Key Concepts

Key Concepts


Sustainability.

Thinking more.
Taking less.

Systems Dynamics: Social systems and environmental systems are linked. Changes in any part of any system have multiple consequences or cascading effects that reach far beyond the initial change. While some of the consequences of the decisions that we make are intended, unintended consequences, both positive and negative, are common.

Equity: Whether all people have similar rights, opportunities and access to all forms of community capital.

  • Inter-generational Equity—The U.N. Millennium Goals, the Brundtland Report, and the Johannesburg Declaration reinforce the notion that we are ethically responsible to not use so many resources that we jeopardize the quality of life of other people in future
  • Intra-generational Equity—We are ethically responsible to not use so many resources that we jeopardize the quality of life of other people in this
  • Inter-species Equity—Recognizes the rights of other species.

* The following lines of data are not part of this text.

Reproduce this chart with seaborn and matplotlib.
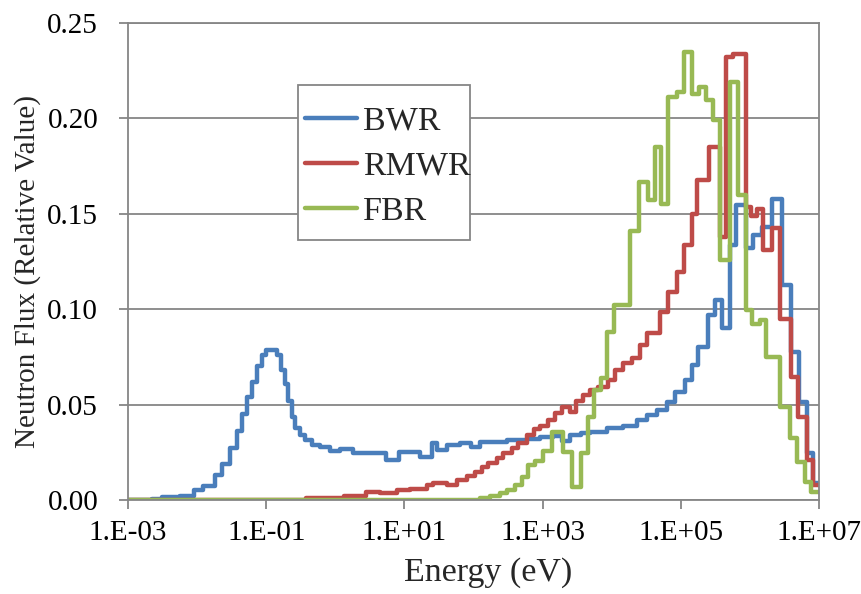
import numpy as np
import pandas as pd
import seaborn as sns
import matplotlib.pyplot as plt
from matplotlib.lines import Line2D
from matplotlib.patches import Rectangle
from matplotlib.ticker import FixedLocator, NullLocator, FuncFormatter

# Group-wise neutron spectra: lower energy bound of each group (log10 eV) and flux
bwr_log_e = [-3.0, -2.65, -2.51, -2.25, -2.05, -1.91, -1.74, -1.64, -1.52, -1.42,
             -1.35, -1.28, -1.21, -1.14, -1.065, -1.01, -0.85, -0.78, -0.73, -0.68,
             -0.63, -0.58, -0.51, -0.44, -0.34, -0.22, -0.08, 0.07, 0.26, 0.74,
             0.92, 1.23, 1.40, 1.47, 1.61, 1.80, 1.97, 2.09, 2.48, 2.77,
             2.96, 3.15, 3.28, 3.40, 3.55, 3.69, 3.93, 4.17, 4.36, 4.51,
             4.65, 4.80, 4.92, 5.06, 5.16, 5.25, 5.40, 5.49, 5.59, 5.71,
             5.80, 5.95, 6.05, 6.17, 6.32, 6.46, 6.59, 6.71, 6.82, 6.92]
bwr_flux = [0.0, 0.0005, 0.0017, 0.002, 0.005, 0.0073, 0.013, 0.019, 0.027, 0.036,
            0.045, 0.054, 0.062, 0.070, 0.076, 0.0785, 0.076, 0.068, 0.061, 0.052,
            0.0436, 0.0377, 0.034, 0.0314, 0.0288, 0.0276, 0.0258, 0.0265, 0.0248, 0.021,
            0.0253, 0.0227, 0.0297, 0.026, 0.029, 0.0297, 0.028, 0.0305, 0.0314, 0.032,
            0.033, 0.0335, 0.031, 0.034, 0.035, 0.0358, 0.0375, 0.039, 0.042, 0.0445,
            0.047, 0.0515, 0.0567, 0.0628, 0.0707, 0.080, 0.0969, 0.1047, 0.090, 0.1335,
            0.1545, 0.132, 0.1388, 0.143, 0.158, 0.1126, 0.0777, 0.0515, 0.0245, 0.009]

rmwr_log_e = [-3.0, -0.42, 0.12, 0.45, 0.65, 0.89, 1.08, 1.32, 1.42, 1.61,
              1.76, 1.90, 2.02, 2.12, 2.21, 2.34, 2.43, 2.55, 2.65, 2.77,
              2.87, 2.96, 3.08, 3.18, 3.28, 3.40, 3.49, 3.59, 3.69, 3.80,
              3.95, 4.05, 4.17, 4.29, 4.41, 4.51, 4.70, 4.82, 4.94, 5.05,
              5.16, 5.24, 5.41, 5.57, 5.66, 5.76, 5.95, 6.02, 6.10, 6.19,
              6.32, 6.44, 6.60, 6.70, 6.82, 6.92]
rmwr_flux = [0.0, 0.001, 0.002, 0.004, 0.0035, 0.005, 0.0056, 0.008, 0.0087, 0.008,
             0.0105, 0.0125, 0.0148, 0.0175, 0.0192, 0.0218, 0.0244, 0.027, 0.0297, 0.034,
             0.037, 0.0387, 0.042, 0.0454, 0.049, 0.046, 0.052, 0.055, 0.0576, 0.0593,
             0.063, 0.068, 0.0716, 0.0742, 0.0812, 0.0873, 0.0986, 0.109, 0.1196, 0.1335,
             0.150, 0.1675, 0.185, 0.138, 0.232, 0.234, 0.1536, 0.1487, 0.1527, 0.131,
             0.1423, 0.095, 0.0646, 0.0436, 0.021, 0.008]

fbr_log_e = [-3.0, 2.09, 2.24, 2.38, 2.48, 2.60, 2.70, 2.79, 2.89, 3.01,
             3.13, 3.30, 3.42, 3.56, 3.66, 3.75, 3.84, 3.93, 4.04, 4.27,
             4.39, 4.53, 4.62, 4.71, 4.82, 4.94, 5.04, 5.16, 5.27, 5.37,
             5.47, 5.57, 5.71, 5.83, 5.95, 6.03, 6.15, 6.24, 6.44, 6.58,
             6.68, 6.80, 6.89]
fbr_flux = [0.0, 0.001, 0.002, 0.0035, 0.0052, 0.0079, 0.0122, 0.0183, 0.0205, 0.0255,
            0.0358, 0.0253, 0.007, 0.0244, 0.0436, 0.0576, 0.0637, 0.088, 0.102, 0.141,
            0.1667, 0.157, 0.185, 0.1553, 0.211, 0.2138, 0.2347, 0.213, 0.2165, 0.2094,
            0.199, 0.1257, 0.219, 0.1597, 0.0995, 0.0925, 0.0942, 0.075, 0.0489, 0.0323,
            0.020, 0.0096, 0.0043]

upper_log_e = 7.0  # top edge of the last group

reactors = ["BWR", "RMWR", "FBR"]
colors = ["#4A7EBB", "#BE4B48", "#98B954"]

x_ticks = [1e-3, 1e-1, 1e1, 1e3, 1e5, 1e7]
x_tick_labels = ["1.E-03", "1.E-01", "1.E+01", "1.E+03", "1.E+05", "1.E+07"]
y_ticks = [0.00, 0.05, 0.10, 0.15, 0.20, 0.25]

# Build a long table; the last value is repeated at the upper edge so the
# final group is drawn as a full step
frames = []
for name, log_e, flux in [("BWR", bwr_log_e, bwr_flux),
                          ("RMWR", rmwr_log_e, rmwr_flux),
                          ("FBR", fbr_log_e, fbr_flux)]:
    energy = 10.0 ** np.append(log_e, upper_log_e)
    values = np.append(flux, flux[-1])
    frames.append(pd.DataFrame({"Energy": energy, "Flux": values, "Reactor": name}))
df = pd.concat(frames, ignore_index=True)

sns.set_theme(style="white")
plt.rcParams["font.family"] = ["Liberation Serif", "DejaVu Serif"]

grey = "#868686"
lw = 3.2

fig = plt.figure(figsize=(8.61, 5.94), dpi=100)
ax = fig.add_axes([128 / 861, 1 - 500 / 594, 691 / 861, 477 / 594])

sns.lineplot(data=df, x="Energy", y="Flux", hue="Reactor", hue_order=reactors,
             palette=colors, drawstyle="steps-post", linewidth=lw,
             solid_joinstyle="round", estimator=None, sort=False,
             legend=False, ax=ax)

ax.set_xscale("log")
ax.set_xlim(1e-3, 1e7)
ax.set_ylim(0, 0.25)
ax.xaxis.set_major_locator(FixedLocator(x_ticks))
ax.xaxis.set_minor_locator(NullLocator())
ax.set_xticklabels(x_tick_labels)
ax.set_yticks(y_ticks)
ax.yaxis.set_major_formatter(FuncFormatter(lambda v, _: f"{v:.2f}"))

ax.yaxis.grid(True, color=grey, linewidth=1.3)
ax.xaxis.grid(False)
ax.set_axisbelow(True)
for side in ["left", "right", "top", "bottom"]:
    ax.spines[side].set_color(grey)
    ax.spines[side].set_linewidth(1.3)

ax.tick_params(axis="both", which="major", direction="out", length=6.5, width=1.3,
               color=grey, labelsize=21, labelcolor="black",
               bottom=True, left=True)
ax.tick_params(axis="y", pad=15)
ax.tick_params(axis="x", pad=8)

ax.set_xlabel("Energy (eV)", fontsize=24.5)
ax.xaxis.set_label_coords(0.521, -0.119)
ax.set_ylabel("Neutron Flux (Relative Value)", fontsize=21)
ax.yaxis.set_label_coords(-0.126, 0.48)

# Legend box with the entries placed inside it
ax.add_patch(Rectangle(((298 - 128) / 691, (500 - 240) / 477), 172 / 691, 155 / 477,
                       transform=ax.transAxes, facecolor="white", edgecolor=grey,
                       linewidth=1.3, zorder=5))
handles = [Line2D([], [], color=c, linewidth=lw) for c in colors]
leg = ax.legend(handles, reactors, loc="upper left",
                bbox_to_anchor=((305 - 128) / 691, (500 - 106) / 477),
                frameon=False, fontsize=24.5, handlelength=1.53,
                handletextpad=0.18, labelspacing=0.42, borderpad=0,
                borderaxespad=0)
leg.set_zorder(6)

fig.savefig("out.png", dpi=100)
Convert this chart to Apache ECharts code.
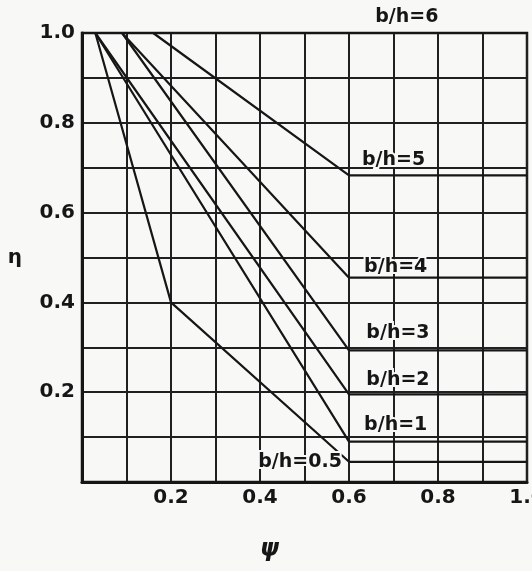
<!DOCTYPE html>
<html>
<head>
<meta charset="utf-8">
<script src="https://cdn.jsdelivr.net/npm/echarts@6/dist/echarts.min.js"></script>
<style>
    html, body { margin: 0; padding: 0; background: #f8f8f6; }
    #chart { width: 532px; height: 571px; }
</style>
</head>
<body>
<div id="chart"></div>
<script>
// curve names (b/h ratio)
var curveNames = ['b/h=0.5', 'b/h=1', 'b/h=2', 'b/h=3', 'b/h=4', 'b/h=5', 'b/h=6'];

// psi / eta
var psi05 = [0.03, 0.2, 0.6, 1.0];
var eta05 = [1.0, 0.4, 0.045, 0.045];
var psi1 = [0.03, 0.6, 1.0];
var eta1 = [1.0, 0.09, 0.09];
var psi2 = [0.03, 0.6, 1.0];
var eta2 = [1.0, 0.195, 0.195];
var psi3 = [0.09, 0.6, 1.0];
var eta3 = [1.0, 0.293, 0.293];
var psi4 = [0.09, 0.6, 1.0];
var eta4 = [1.0, 0.455, 0.455];
var psi5 = [0.16, 0.6, 1.0];
var eta5 = [1.0, 0.683, 0.683];
var psi6 = [0.0, 1.0];
var eta6 = [1.0, 1.0];

var psiList = [psi05, psi1, psi2, psi3, psi4, psi5, psi6];
var etaList = [eta05, eta1, eta2, eta3, eta4, eta5, eta6];

// tick labels shown on the axes
var xTickLabels = ['0.2', '0.4', '0.6', '0.8', '1.0'];
var yTickLabels = ['0.2', '0.4', '0.6', '0.8', '1.0'];

// where each curve label sits (psi on the axis, pixel lift above the curve end)
var labelPsi = [0.49, 0.705, 0.71, 0.71, 0.705, 0.70, 0.73];
var labelLift = [0, -17, -14, -17, -11, -15, -16];

var ink = '#161616';
var font = "'DejaVu Sans', sans-serif";

function tickText(list) {
    return function (v) {
        var s = v.toFixed(1);
        return list.indexOf(s) >= 0 ? s : '';
    };
}

var series = [];
for (var i = 0; i < curveNames.length; i++) {
    var pts = [];
    for (var j = 0; j < psiList[i].length; j++) {
        pts.push([psiList[i][j], etaList[i][j]]);
    }
    var endEta = etaList[i][etaList[i].length - 1];
    series.push({
        name: curveNames[i],
        type: 'line',
        data: pts,
        symbol: 'none',
        clip: false,
        lineStyle: { color: ink, width: 2.2 },
        z: 3,
        markPoint: {
            symbol: 'circle',
            symbolSize: 0,
            silent: true,
            label: {
                show: true,
                position: 'inside',
                offset: [0, labelLift[i]],
                formatter: curveNames[i],
                color: ink,
                fontFamily: font,
                fontSize: 19,
                fontWeight: 'bold',
                textBorderColor: '#f8f8f6',
                textBorderWidth: 4
            },
            data: [{ coord: [labelPsi[i], endEta] }]
        }
    });
}

var myChart = echarts.init(document.getElementById('chart'));
myChart.setOption({
    backgroundColor: '#f8f8f6',
    animation: false,
    grid: {
        left: 82,
        top: 33,
        width: 445,
        height: 449,
        outerBoundsMode: 'none',
        containLabel: false,
        show: true,
        borderColor: ink,
        borderWidth: 2.5,
        backgroundColor: 'transparent'
    },
    xAxis: {
        type: 'value',
        min: 0,
        max: 1,
        interval: 0.1,
        axisLine: { show: true, lineStyle: { color: ink, width: 3 } },
        axisTick: { show: false },
        splitLine: { show: true, lineStyle: { color: '#202020', width: 2 } },
        axisLabel: {
            formatter: tickText(xTickLabels),
            color: ink,
            fontFamily: font,
            fontSize: 20,
            fontWeight: 'bold',
            margin: 6
        }
    },
    yAxis: {
        type: 'value',
        min: 0,
        max: 1,
        interval: 0.1,
        name: 'η',
        nameLocation: 'middle',
        nameRotate: 0,
        nameGap: 60,
        nameTextStyle: { color: ink, fontFamily: font, fontSize: 20, fontWeight: 'bold' },
        axisLine: { show: true, lineStyle: { color: ink, width: 3 } },
        axisTick: { show: false },
        splitLine: { show: true, lineStyle: { color: '#202020', width: 2 } },
        axisLabel: {
            formatter: tickText(yTickLabels),
            color: ink,
            fontFamily: font,
            fontSize: 20,
            fontWeight: 'bold',
            margin: 7
        }
    },
    graphic: [{
        type: 'text',
        left: 260,
        top: 538,
        style: {
            text: 'ψ',
            fill: ink,
            font: 'italic bold 24px ' + font
        }
    }],
    series: series
});
</script>
</body>
</html>
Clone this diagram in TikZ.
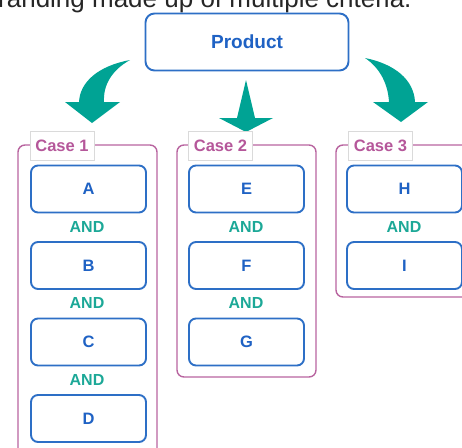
\documentclass[tikz,border=0pt]{standalone}
\usepackage{fontspec}
\setmainfont{Liberation Sans}
\definecolor{boxblue}{HTML}{2D6FC6}
\definecolor{textblue}{HTML}{1F62C4}
\definecolor{andteal}{HTML}{1CA897}
\definecolor{arrowteal}{HTML}{00A394}
\definecolor{casepink}{HTML}{B8649F}
\definecolor{casetext}{HTML}{B5579A}
\definecolor{labelgray}{HTML}{DADADA}
\tikzset{
  item/.style={draw=boxblue, line width=1.9pt, rounded corners=7pt, fill=white,
    minimum width=115pt, minimum height=47pt, inner sep=0pt,
    text=textblue, font=\fontsize{16.5}{19}\selectfont\bfseries},
  prodbox/.style={item, minimum width=203pt, minimum height=57pt, rounded corners=9pt,
    font=\fontsize{19}{22}\selectfont\bfseries},
  andlabel/.style={text=andteal, font=\fontsize{16}{19}\selectfont\bfseries, inner sep=0pt},
  caseframe/.style={draw=casepink, line width=1.4pt, rounded corners=7pt},
  caselabel/.style={draw=labelgray, line width=0.6pt, fill=white, text=casetext,
    minimum width=64pt, minimum height=29pt, inner sep=0pt,
    font=\fontsize{16.5}{19}\selectfont\bfseries},
  bigarrow/.style={fill=arrowteal, draw=none}
}
\begin{document}
\begin{tikzpicture}[x=1pt, y=-1pt]
  \useasboundingbox (0,0) rectangle (462,447);
  \clip (0,0) rectangle (462,447);

  % heading line, partly cut off at the top
  \node[anchor=base west, inner sep=0pt, text=black!85, font=\fontsize{26}{30}\selectfont]
    (heading) at (-2,8) {randing made up of multiple criteria.};

  % product box
  \node[prodbox] (product) at (247,42) {Product};

  % three arrows
  \path[bigarrow] (130,60) .. controls (98,66) and (80,82) .. (79,102)
    -- (65,102) -- (92,123) -- (120,102) -- (104,102)
    .. controls (103,85) and (112,70) .. (130,60) -- cycle;
  \path[bigarrow] (246,80) -- (255,118) -- (273,118) -- (246,132)
    -- (219,118) -- (237,118) -- cycle;
  \path[bigarrow] (365,58) .. controls (395,64) and (414,80) .. (415,102)
    -- (428,102) -- (401,122) -- (373,102) -- (389,102)
    .. controls (388,84) and (380,68) .. (365,58) -- cycle;

  % case frames
  \draw[caseframe] (18,145) rectangle (157,475);
  \draw[caseframe] (177,145) rectangle (316,377);
  \draw[caseframe] (336,145) rectangle (490,297);

  \node[caselabel] (case1) at (62,145.5) {Case 1};
  \node[caselabel] (case2) at (220.5,145.5) {Case 2};
  \node[caselabel] (case3) at (380.5,145.5) {Case 3};

  % case 1
  \node[item] (A) at (88.5,189) {A};
  \node[andlabel] (and1) at (87,227) {AND};
  \node[item] (B) at (88.5,265.5) {B};
  \node[andlabel] (and2) at (87,303) {AND};
  \node[item] (C) at (88.5,342) {C};
  \node[andlabel] (and3) at (87,380) {AND};
  \node[item] (D) at (88.5,418.5) {D};

  % case 2
  \node[item] (E) at (246.5,189) {E};
  \node[andlabel] (and4) at (246,227) {AND};
  \node[item] (F) at (246.5,265.5) {F};
  \node[andlabel] (and5) at (246,303) {AND};
  \node[item] (G) at (246.5,342) {G};

  % case 3
  \node[item] (H) at (404.5,189) {H};
  \node[andlabel] (and6) at (404,227) {AND};
  \node[item] (I) at (404.5,265.5) {I};
\end{tikzpicture}
\end{document}
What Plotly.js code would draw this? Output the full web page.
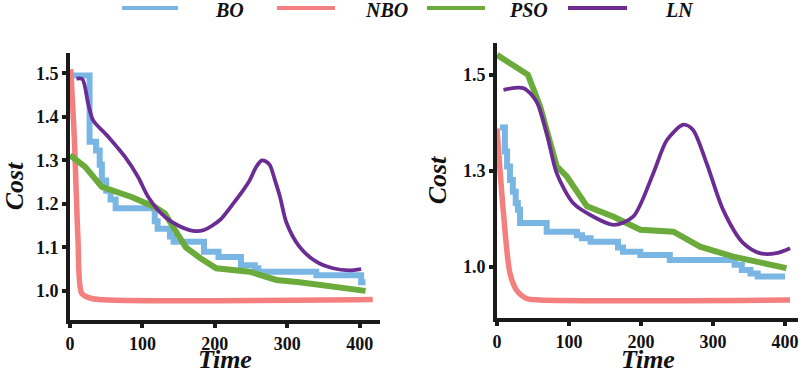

Scale: Sustainability problems exist across multiple spatial scales. Solving a problem at a local level is a very different thing than solving a problem across international boundaries. Local activities might have impacts on other regions and even on the global scale.

  • Spatial Scale—Geographical region (where). The role of spatial scale in sustainable development is assessed by dividing the world into multiple spatial units at different levels on a socio-political spatial scale. Sustainability problems caused at one level don’t just stay there. If you generate greenhouse gases, it creates a problem everywhere, not just where the gasses are generated. Similarly, solutions at a local level may not be feasible to scale over wider region.
  • Temporal Scale—When thinking about sustainability, we must think over a long-time period. Problems that don’t seem great now may magnify over time.

Tradeoffs: There are rarely perfect sustainability solutions with no costs, and there are often winners and losers. Solving almost any sustainability problem involves tradeoffs among the socio-economic needs of multiple stakeholder groups and environmental capacities.

Collaboration and Participation: Sustainability problems are caused by, and affect, multiple stakeholders with specific experiences, resources, perspectives and preferences. Therefore, collaboration and participation among many and diverse stakeholders is necessary to reduce tradeoffs.